In questo nuovo anno saranno tante le ricorrenze e gli anniversari particolarmente significativi attinenti la storia della frontiera adriatica.
A partire dai 110 anni dall’entrata del Regno d’Italia in quella che i contemporanei chiamarono Grande Guerra, ma che per tanti giuliani, trentini, fiumani, dalmati e irredentisti fu vissuta coma la Quarta Guerra d’Indipendenza, quella che avrebbe portato a compimento il percorso risorgimentale dell’unificazione italiana.
80 anni poi dalla fine della Seconda Guerra Mondiale, cui avrebbero fatto però seguito pesanti strascichi. Rimase infatti aperta la questione del confine orientale, ove le formazioni partigiane comuniste jugoslave avevano scatenato la seconda ondata di stragi nelle foibe e compiuto un significativo passo avanti nel progetto annessionistico nei confronti di Trieste, Gorizia, Istria, Fiume e Zara. Lungo e funestato da ulteriori lutti (strage di Vergarolla in primis, ma anche l’annientamento del Comitato di Liberazione Nazionale in Istria ed il martirio in odium fidei di Don Bonifacio ad esempio) sarebbe stato il dopoguerra giuliano scandito dall’incrementarsi quotidiano dell’emergenza umanitaria che la Repubblica italiana giovane, fragile e disastrata dal conflitto avrebbe affrontato di fronte all’Esodo.

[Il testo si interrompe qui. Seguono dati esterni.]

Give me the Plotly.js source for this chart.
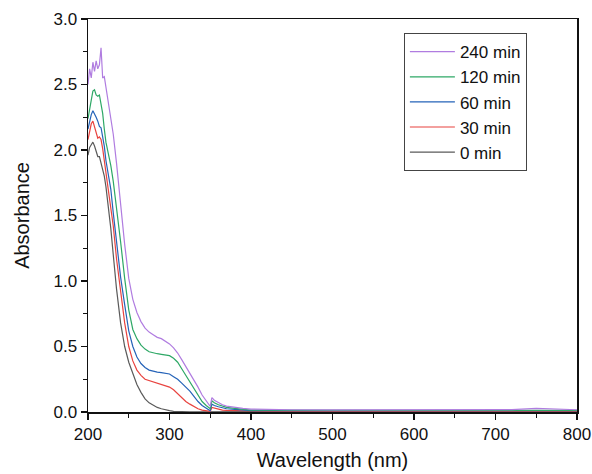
<!DOCTYPE html>
<html>
<head>
<meta charset="utf-8">
<script src="https://cdn.plot.ly/plotly-3.0.1.min.js"></script>
<style>html,body{margin:0;padding:0;background:#fff;}#chart{width:592px;height:474px;}</style>
</head>
<body>
<div id="chart"></div>
<script>
// Wavelength grid (nm)
const wavelength = [200,202,204,206,208,210,212,214,216,218,220,222,225,228,231,235,240,245,250,255,260,265,270,275,280,285,290,295,300,305,310,315,320,325,330,335,340,345,349,350,352,355,360,365,370,380,390,400,420,450,500,550,600,650,700,720,750,780,800];

// Absorbance series
const abs0 = [1.96,2.02,2.04,2.06,2.03,1.99,1.95,1.95,1.90,1.85,1.80,1.72,1.58,1.40,1.20,0.94,0.68,0.50,0.38,0.29,0.21,0.15,0.10,0.07,0.05,0.035,0.025,0.015,0.010,0.005,0.003,0.002,0.002,0.002,0.002,0.002,0.002,0.002,0.002,0.002,0.004,0.004,0.003,0.003,0.003,0.003,0.003,0.003,0.003,0.003,0.003,0.003,0.003,0.003,0.003,0.003,0.003,0.003,0.003];
const abs30 = [2.08,2.15,2.20,2.22,2.17,2.12,2.09,2.10,2.08,2.01,1.92,1.85,1.72,1.58,1.42,1.17,0.90,0.68,0.50,0.39,0.32,0.28,0.25,0.24,0.23,0.22,0.21,0.20,0.19,0.17,0.14,0.11,0.08,0.06,0.04,0.025,0.015,0.010,0.005,0.005,0.035,0.030,0.020,0.015,0.012,0.010,0.008,0.007,0.006,0.006,0.006,0.006,0.006,0.006,0.006,0.006,0.007,0.006,0.006];
const abs60 = [2.16,2.22,2.27,2.30,2.28,2.25,2.22,2.18,2.17,2.10,2.03,1.92,1.82,1.70,1.52,1.30,1.03,0.82,0.62,0.50,0.42,0.37,0.34,0.32,0.31,0.305,0.30,0.295,0.29,0.27,0.25,0.22,0.19,0.16,0.12,0.08,0.05,0.03,0.015,0.010,0.060,0.050,0.040,0.030,0.025,0.020,0.015,0.010,0.010,0.010,0.010,0.010,0.010,0.010,0.010,0.010,0.011,0.010,0.010];
const abs120 = [2.24,2.30,2.38,2.45,2.46,2.42,2.41,2.42,2.36,2.28,2.16,2.06,1.97,1.88,1.76,1.57,1.30,1.02,0.78,0.63,0.56,0.51,0.48,0.46,0.45,0.445,0.44,0.435,0.43,0.41,0.38,0.33,0.28,0.23,0.17,0.12,0.08,0.05,0.03,0.025,0.085,0.070,0.055,0.045,0.035,0.028,0.020,0.015,0.014,0.013,0.013,0.013,0.013,0.013,0.013,0.014,0.015,0.013,0.013];
const abs240 = [2.50,2.62,2.55,2.67,2.60,2.68,2.62,2.65,2.78,2.55,2.56,2.48,2.34,2.25,2.12,1.90,1.58,1.28,1.02,0.86,0.76,0.69,0.64,0.61,0.59,0.57,0.56,0.54,0.52,0.49,0.45,0.40,0.35,0.30,0.25,0.19,0.13,0.08,0.05,0.045,0.110,0.090,0.070,0.055,0.045,0.035,0.028,0.022,0.018,0.017,0.016,0.016,0.016,0.016,0.017,0.018,0.028,0.018,0.017];

const names = ["0 min","30 min","60 min","120 min","240 min"];
const colors = ["#5a5a5a","#e8433f","#2563b8","#2ea866","#b07ce0"];
const series = [abs0, abs30, abs60, abs120, abs240];

const traces = series.map((ys, i) => ({
  x: wavelength, y: ys, type: "scatter", mode: "lines", name: names[i],
  line: {color: colors[i], width: 1.2},
  legendrank: 100 - i
}));

const fontFam = "Liberation Sans, Arial, sans-serif";
const layout = {
  width: 592, height: 474,
  margin: {l: 88, r: 15, t: 19, b: 62},
  paper_bgcolor: "#fff", plot_bgcolor: "#fff",
  font: {family: fontFam, color: "#111", size: 17},
  showlegend: true,
  legend: {
    x: 0.646, y: 0.964, xanchor: "left", yanchor: "top",
    itemwidth: 45,
    bordercolor: "#444", borderwidth: 1, bgcolor: "#fff",
    font: {family: fontFam, size: 17, color: "#111"}
  },
  xaxis: {
    range: [200, 800], tickmode: "linear", tick0: 200, dtick: 100,
    ticks: "outside", ticklen: 6, tickwidth: 1.5, tickcolor: "#111",
    minor: {dtick: 50, ticks: "outside", ticklen: 4, tickwidth: 1.2, tickcolor: "#111"},
    showline: true, linecolor: "#111", linewidth: 1.5, mirror: true,
    showgrid: false, zeroline: false,
    tickfont: {size: 17},
    title: {text: "Wavelength (nm)", font: {size: 20}, standoff: 10}
  },
  yaxis: {
    range: [0, 3.0], tickmode: "linear", tick0: 0, dtick: 0.5, tickformat: ".1f",
    ticks: "outside", ticklen: 6, tickwidth: 1.5, tickcolor: "#111",
    minor: {dtick: 0.25, ticks: "outside", ticklen: 4, tickwidth: 1.2, tickcolor: "#111"},
    showline: true, linecolor: "#111", linewidth: 1.5, mirror: true,
    showgrid: false, zeroline: false,
    tickfont: {size: 17},
    title: {text: "Absorbance", font: {size: 20}, standoff: 18}
  }
};

Plotly.newPlot("chart", traces, layout, {displayModeBar: false, staticPlot: true});
</script>
</body>
</html>
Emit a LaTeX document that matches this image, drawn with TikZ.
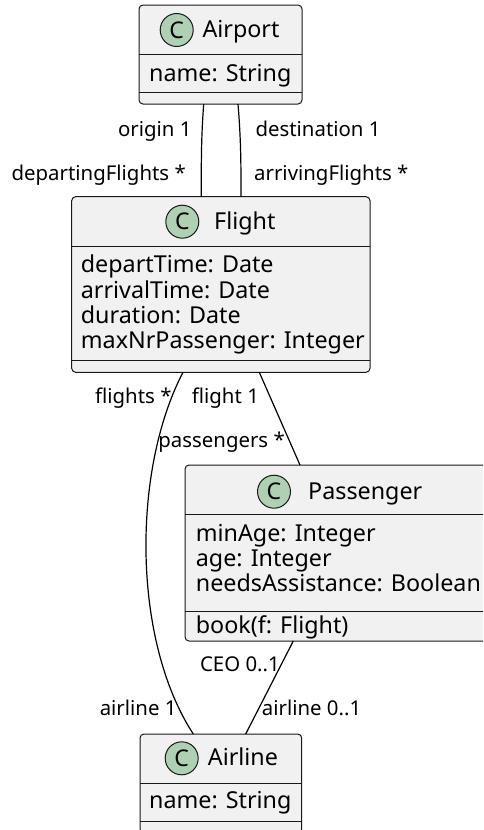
\documentclass[tikz,border=0pt]{standalone}
\usepackage{fontspec}
\setmainfont{Noto Sans}
\definecolor{boxfill}{HTML}{F1F1F1}
\definecolor{boxline}{HTML}{181818}
\definecolor{iconfill}{HTML}{ADD1B2}
\begin{document}
\begin{tikzpicture}[%
            x=1pt, y=-1pt,
            classbox/.style={draw=boxline, fill=boxfill, line width=1pt, rounded corners=4pt, inner sep=0pt, outer sep=0pt},
            sepline/.style={draw=boxline, line width=1pt},
            classicon/.style={shape=circle, draw=boxline, fill=iconfill, line width=1pt, minimum size=33pt, inner sep=0pt, font=\fontsize{23}{26}\selectfont\bfseries},
            classname/.style={anchor=base west, inner sep=0pt, font=\fontsize{23.3}{26}\selectfont},
            member/.style={anchor=base west, inner sep=0pt, font=\fontsize{23.3}{26}\selectfont},
            assoc/.style={draw=black, line width=1.2pt},
            rolelabel/.style={inner sep=0pt, font=\fontsize{20.4}{23}\selectfont}
        ]
        \useasboundingbox (0,0) rectangle (483,830);
        \clip (0,0) rectangle (483,830);

        % Airport
        \node [classbox, minimum width=163pt, minimum height=99pt] (airport) at (220.5,54.5) {};
        \draw [sepline] ([yshift=-49pt]airport.north west) -- ([yshift=-49pt]airport.north east)
                        ([yshift=-87pt]airport.north west) -- ([yshift=-87pt]airport.north east);
        \node [classicon] (airport-c) at (176.7,30) {C};
        \node [classname] (airport-n) at (202.3,37.5) {Airport};
        \node [member] (airport-a1) at (149,81.5) {name: String};

        % Flight
        \node [classbox, minimum width=298.3pt, minimum height=175.6pt] (flight) at (220.85,284.5) {};
        \draw [sepline] ([yshift=-50pt]flight.north west) -- ([yshift=-50pt]flight.north east)
                        ([yshift=-164pt]flight.north west) -- ([yshift=-164pt]flight.north east);
        \node [classicon] (flight-c) at (182.3,221.7) {C};
        \node [classname] (flight-n) at (214,229.2) {Flight};
        \node [member] (flight-a1) at (80.7,272.7) {departTime: Date};
        \node [member] (flight-a2) at (80.7,298) {arrivalTime: Date};
        \node [member] (flight-a3) at (80.7,323.3) {duration: Date};
        \node [member] (flight-a4) at (80.7,348.6) {maxNrPassenger: Integer};

        % Passenger
        \node [classbox, minimum width=308pt, minimum height=176pt] (passenger) at (339,553) {};
        \draw [sepline] ([yshift=-49pt]passenger.north west) -- ([yshift=-49pt]passenger.north east)
                        ([yshift=-146.7pt]passenger.north west) -- ([yshift=-146.7pt]passenger.north east);
        \node [classicon] (passenger-c) at (274,491.7) {C};
        \node [classname] (passenger-n) at (308,499.2) {Passenger};
        \node [member] (passenger-a1) at (195.7,541.7) {minAge: Integer};
        \node [member] (passenger-a2) at (195.7,566.7) {age: Integer};
        \node [member] (passenger-a3) at (195.7,591.7) {needsAssistance: Boolean};
        \node [member] (passenger-m1) at (195.7,633) {book(f: Flight)};

        % Airline
        \node [classbox, minimum width=161.7pt, minimum height=99pt] (airline) at (220.85,783.5) {};
        \draw [sepline] ([yshift=-49.3pt]airline.north west) -- ([yshift=-49.3pt]airline.north east)
                        ([yshift=-87pt]airline.north west) -- ([yshift=-87pt]airline.north east);
        \node [classicon] (airline-c) at (181.7,758.3) {C};
        \node [classname] (airline-n) at (207.7,765.8) {Airline};
        \node [member] (airline-a1) at (149,808) {name: String};

        % associations
        \draw [assoc] ([xshift=64.7pt]airport.south west)
              .. controls +(-2.7,36) and +(0,-32) .. ([xshift=129.6pt]flight.north west);
        \draw [assoc] ([xshift=99pt]airport.south west)
              .. controls +(3,36) and +(0,-32) .. ([xshift=169.3pt]flight.north west);
        \draw [assoc] ([xshift=111.3pt]flight.south west)
              .. controls (132,470) and (132,640) .. ([xshift=53.3pt]airline.north west);
        \draw [assoc] ([xshift=187.6pt]flight.south west) -- ([xshift=115pt]passenger.north west);
        \draw [assoc] ([xshift=108.3pt]passenger.south west) -- ([xshift=105.7pt]airline.north west);

        % role names
        \path (191.7,136) node [rolelabel, anchor=base east] (l-origin) {origin 1}
              (186,180)   node [rolelabel, anchor=base east] (l-departing) {departingFlights *}
              (255.3,136) node [rolelabel, anchor=base west] (l-destination) {destination 1}
              (254,180)   node [rolelabel, anchor=base west] (l-arriving) {arrivingFlights *}
              (171.7,403) node [rolelabel, anchor=base east] (l-flights) {flights *}
              (191.7,403) node [rolelabel, anchor=base west] (l-flight) {flight 1}
              (285,447)   node [rolelabel, anchor=base east] (l-passengers) {passengers *}
              (280,671.7) node [rolelabel, anchor=base east] (l-ceo) {CEO 0..1}
              (176.7,715) node [rolelabel, anchor=base east] (l-airline1) {airline 1}
              (261.7,715) node [rolelabel, anchor=base west] (l-airline2) {airline 0..1};
    \end{tikzpicture}
\end{document}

50 anni, poi, dalla firma del Trattato di Osimo, la conclusione dal punto di vista diplomatico della complessa ridefinizione del confine italo-jugoslavo. Un trattato stipulato in maniera occulta, addirittura bypassando il Ministero degli Esteri, il quale stava conducendo la trattativa tenendo presente l’interesse nazionale ed i margini di manovra che il diritto internazionale riconosceva all’Italia. Un trattato firmato in fretta e furia scaricando sui triestini e gli esuli istriani decisioni tanto inattese quanto prive di coinvolgimento nel processo decisionale. Si trattò di una manifestazione del potere assoluto della partitocrazia romana, la quale mise di fronte al fatto compiuto anche le sue emanazioni locali, che in effetti furono attraversate da una profonda crisi che avrebbe portato a espulsioni, fuoriuscite e mancate ricandidature. Ma soprattutto alla nascita del movimento civico della Lista per Trieste, un antesignano a livello nazionale di quelle che sarebbero state le pulsioni autonomiste della politica italiana avviatesi a fine anni Ottanta e che oggi animano il dibattito sull’autonomia differenziata.
Ma il 2025 non avrà solamente gli occhi rivolti al passato, sarà pure un anno che guarderà al futuro, alla cooperazione ed alla convivenza in quest’area di frontiera. Sarà un anno che verrà ricordato come quello in cui per la prima volta la Capitale Europea della Cultura è un evento transfrontaliero, in cui Nova Gorica ha ottenuto il prestigioso riconoscimento sì in rappresentanza della Slovenia, ma coinvolgendo Gorizia. Una città che si riunisce dopo che la linea di confine definita dal Trattato di Pace del 10 febbraio 1947 l’aveva attraversata, divisa e lacerata. Una città che supera il trauma di un tracciato di mattoni e filo spinato che riecheggiava in maniera angosciante quel Muro di Berlino che più di tutto rappresentò agli occhi del mondo la divisione dell’Europa e del mondo in due blocchi contrapposti che si confrontavano nelle dinamiche della Guerra Fredda. Il fulcro di GO!2025 (è questo lo slogan della duplice Capitale Europea della Cultura) sarà Piazza della Transalpina, ove questo confine artificiale ed artificioso separava il capoluogo isontino dalla sua periferia orientale che la dittatura comunista jugoslava aveva trasformato in una città di fondazione, i cui allucinanti palazzoni del socialismo reale avrebbero dovuto rappresentare i trionfi del proletariato agli occhi del mondo capitalista. Mondo capitalista che sosteneva finanziariamente il progetto economico di Belgrado dell’autogestione e che aveva legato a sé la Jugoslavia leader dei “Non allineati” con un’alleanza militare con Grecia e Turchia che facevano parte della NATO, ma questa è un’altra storia… La storia che il 2025 lascerà in eredità ai posteri è quella di due città divise e contrapposte che hanno dato vita ad un Gruppo Europeo di Cooperazione Trasnfrontaliera tra i più virtuosi, ad una Capitale Europea della Cultura che ha superato le conflittualità ed ha proiettato con ancora maggiore convinzione una regione di confine in una dimensione europea di riconoscimento delle proprie specificità e vicende storiche ma tenendo presente ciò che unisce e non ciò che separa.